=== Problem to solve ===
Look at the data below and print exactly the lines from its first line through the line with "years = list(range(1992, 2015))"; the pictures stay out of the copy.

-- -- --

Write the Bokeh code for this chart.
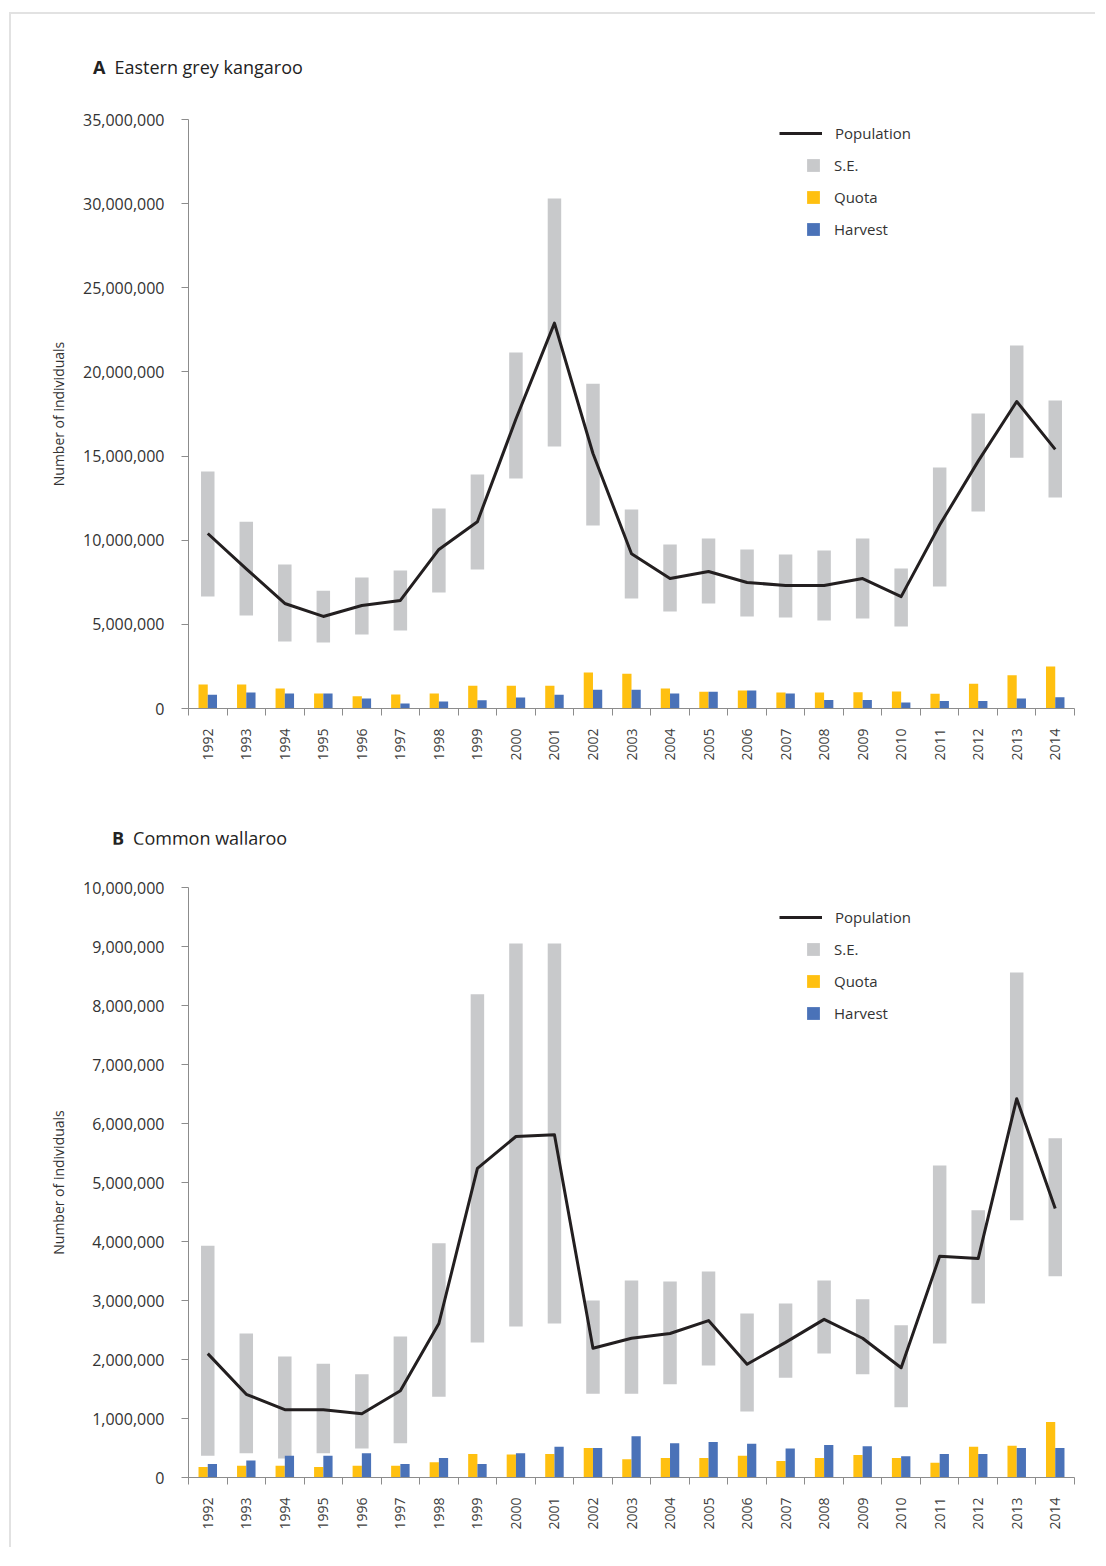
from bokeh.plotting import figure
from bokeh.models import (Range1d, FixedTicker, NumeralTickFormatter, Legend, LegendItem, Div)
from bokeh.layouts import column
from bokeh.embed import file_html
from bokeh.resources import INLINE

years = list(range(1992, 2015))

# A  Eastern grey kangaroo
kang_pop = [10.4e6, 8.3e6, 6.24e6, 5.47e6, 6.12e6, 6.42e6, 9.45e6, 11.1e6, 17.2e6, 22.9e6,
            15.15e6, 9.2e6, 7.72e6, 8.14e6, 7.49e6, 7.31e6, 7.31e6, 7.72e6, 6.65e6, 10.9e6,
            14.7e6, 18.24e6, 15.4e6]
kang_se_hi = [14.08e6, 11.1e6, 8.56e6, 7.0e6, 7.78e6, 8.2e6, 11.88e6, 13.9e6, 21.15e6, 30.3e6,
              19.3e6, 11.82e6, 9.74e6, 10.1e6, 9.45e6, 9.15e6, 9.39e6, 10.1e6, 8.32e6, 14.32e6,
              17.53e6, 21.57e6, 18.3e6]
kang_se_lo = [6.65e6, 5.53e6, 3.98e6, 3.92e6, 4.4e6, 4.63e6, 6.9e6, 8.26e6, 13.67e6, 15.57e6,
              10.87e6, 6.54e6, 5.76e6, 6.24e6, 5.47e6, 5.41e6, 5.23e6, 5.35e6, 4.87e6, 7.25e6,
              11.7e6, 14.9e6, 12.54e6]
kang_quota = [1.43e6, 1.43e6, 1.19e6, 0.89e6, 0.73e6, 0.83e6, 0.89e6, 1.35e6, 1.35e6, 1.35e6,
              2.14e6, 2.06e6, 1.19e6, 0.99e6, 1.07e6, 0.95e6, 0.95e6, 0.97e6, 1.01e6, 0.87e6,
              1.47e6, 1.98e6, 2.5e6]
kang_harvest = [0.81e6, 0.95e6, 0.89e6, 0.89e6, 0.59e6, 0.30e6, 0.42e6, 0.49e6, 0.65e6, 0.81e6,
                1.11e6, 1.11e6, 0.89e6, 0.99e6, 1.07e6, 0.89e6, 0.51e6, 0.51e6, 0.35e6, 0.45e6,
                0.45e6, 0.59e6, 0.67e6]

# B  Common wallaroo
wall_pop = [2.1e6, 1.41e6, 1.15e6, 1.15e6, 1.08e6, 1.47e6, 2.61e6, 5.24e6, 5.78e6, 5.81e6,
            2.19e6, 2.36e6, 2.44e6, 2.66e6, 1.92e6, 2.29e6, 2.68e6, 2.36e6, 1.86e6, 3.75e6,
            3.71e6, 6.42e6, 4.56e6]
wall_se_hi = [3.93e6, 2.44e6, 2.05e6, 1.93e6, 1.75e6, 2.39e6, 3.97e6, 8.19e6, 9.05e6, 9.05e6,
              3.0e6, 3.34e6, 3.32e6, 3.49e6, 2.78e6, 2.95e6, 3.34e6, 3.02e6, 2.58e6, 5.29e6,
              4.53e6, 8.56e6, 5.75e6]
wall_se_lo = [0.37e6, 0.41e6, 0.32e6, 0.41e6, 0.49e6, 0.58e6, 1.37e6, 2.29e6, 2.56e6, 2.61e6,
              1.42e6, 1.42e6, 1.58e6, 1.9e6, 1.12e6, 1.69e6, 2.1e6, 1.75e6, 1.19e6, 2.27e6,
              2.95e6, 4.36e6, 3.41e6]
wall_quota = [0.18e6, 0.2e6, 0.2e6, 0.18e6, 0.2e6, 0.2e6, 0.26e6, 0.4e6, 0.39e6, 0.4e6,
              0.5e6, 0.31e6, 0.33e6, 0.33e6, 0.37e6, 0.28e6, 0.33e6, 0.38e6, 0.33e6, 0.25e6,
              0.52e6, 0.54e6, 0.94e6]
wall_harvest = [0.23e6, 0.29e6, 0.37e6, 0.37e6, 0.41e6, 0.23e6, 0.33e6, 0.23e6, 0.41e6, 0.52e6,
                0.5e6, 0.7e6, 0.58e6, 0.6e6, 0.57e6, 0.49e6, 0.55e6, 0.53e6, 0.36e6, 0.4e6,
                0.4e6, 0.5e6, 0.5e6]

TEXT = "#333333"
AXIS = "#8c8c8c"
SE_COL = "#c8c9cb"
QUOTA_COL = "#ffc010"
HARV_COL = "#4a72b8"
LINE_COL = "#231f20"
FONT = "Open Sans"


def make_chart(pop, se_hi, se_lo, quota, harvest, ymax, ystep,
               top_border, frame_h, bottom_border, leg1_y, leg2_y):
    p = figure(output_backend="svg", toolbar_location=None,
               frame_width=886, frame_height=frame_h,
               min_border_left=177, min_border_right=20,
               min_border_top=top_border, min_border_bottom=bottom_border,
               x_range=Range1d(1991.5, 2014.5), y_range=Range1d(0, ymax),
               background_fill_color="white", border_fill_color="white")
    p.outline_line_color = None
    p.grid.visible = False

    se = p.vbar(x=years, top=se_hi, bottom=se_lo, width=0.35, fill_color=SE_COL, line_color=None)
    qb = p.vbar(x=[y - 0.12 for y in years], top=quota, width=0.24, fill_color=QUOTA_COL, line_color=None)
    hb = p.vbar(x=[y + 0.12 for y in years], top=harvest, width=0.24, fill_color=HARV_COL, line_color=None)
    ln = p.line(x=years, y=pop, line_color=LINE_COL, line_width=3, line_join="round")

    # axes
    xa = p.xaxis[0]
    xa.ticker = FixedTicker(ticks=years, minor_ticks=[y - 0.5 for y in years] + [2014.5])
    xa.major_label_orientation = 1.5707963
    xa.major_tick_out = 0
    xa.major_tick_in = 0
    xa.minor_tick_out = 7
    xa.minor_tick_in = 0
    xa.major_label_standoff = 13
    xa.axis_line_color = AXIS
    xa.minor_tick_line_color = AXIS
    xa.major_label_text_font = FONT
    xa.major_label_text_font_size = "14px"
    xa.major_label_text_color = "#404040"

    ya = p.yaxis[0]
    ya.ticker = FixedTicker(ticks=list(range(0, int(ymax) + 1, int(ystep))))
    ya.formatter = NumeralTickFormatter(format="0,0")
    ya.major_tick_out = 7
    ya.major_tick_in = 0
    ya.minor_tick_out = 0
    ya.minor_tick_in = 0
    ya.major_label_standoff = 17
    ya.axis_line_color = AXIS
    ya.major_tick_line_color = AXIS
    ya.major_label_text_font = FONT
    ya.major_label_text_font_size = "16px"
    ya.major_label_text_color = TEXT
    ya.axis_label = "Number of individuals"
    ya.axis_label_text_font = FONT
    ya.axis_label_text_font_size = "14px"
    ya.axis_label_text_font_style = "normal"
    ya.axis_label_text_color = TEXT
    ya.axis_label_standoff = 12

    leg1 = Legend(items=[LegendItem(label="Population", renderers=[ln])],
                  location=(591, leg1_y), glyph_width=43, glyph_height=20, label_standoff=13,
                  padding=0, margin=0, border_line_color=None, background_fill_alpha=0,
                  label_text_font=FONT, label_text_font_size="15px", label_text_color=TEXT,
                  label_height=20)
    leg2 = Legend(items=[LegendItem(label="S.E.", renderers=[se]),
                         LegendItem(label="Quota", renderers=[qb]),
                         LegendItem(label="Harvest", renderers=[hb])],
                  location=(617, leg2_y), glyph_width=16, glyph_height=16, label_standoff=13,
                  spacing=12, padding=0, margin=0, border_line_color=None, background_fill_alpha=0,
                  label_text_font=FONT, label_text_font_size="15px", label_text_color=TEXT,
                  label_height=20)
    p.add_layout(leg1)
    p.add_layout(leg2)
    return p


def title_div(letter, name, pad_top, pad_left):
    html = ('<div style="padding-top:%dpx; padding-left:%dpx; font-family:\'Open Sans\'; '
            'font-size:18px; line-height:24px; color:#222222; white-space:nowrap;">'
            '<span style="font-weight:bold;">%s</span>'
            '<span style="margin-left:9px;">%s</span></div>') % (pad_top, pad_left, letter, name)
    return Div(text=html, width=1084, height=64, margin=0)


divA = title_div("A", "Eastern grey kangaroo", 41, 82)
pA = make_chart(kang_pop, kang_se_hi, kang_se_lo, kang_quota, kang_harvest,
                35e6, 5e6, 41, 589, 72,
                leg1_y=708 - 143, leg2_y=708 - 239)
divB = title_div("B", "Common wallaroo", 46, 101)
pB = make_chart(wall_pop, wall_se_hi, wall_se_lo, wall_quota, wall_harvest,
                10e6, 1e6, 43, 590, 70,
                leg1_y=1477 - 927, leg2_y=1477 - 1023)

layout = column(divA, pA, divB, pB, margin=(12, 0, 0, 9), spacing=0,
                styles={"border-top": "2px solid #e2e2e2", "border-left": "2px solid #e2e2e2"})

open("out.html", "w").write(file_html(layout, INLINE))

-- -- --

=== Result of the exercise ===
Write the Bokeh code for this chart.
from bokeh.plotting import figure
from bokeh.models import (Range1d, FixedTicker, NumeralTickFormatter, Legend, LegendItem, Div)
from bokeh.layouts import column
from bokeh.embed import file_html
from bokeh.resources import INLINE

years = list(range(1992, 2015))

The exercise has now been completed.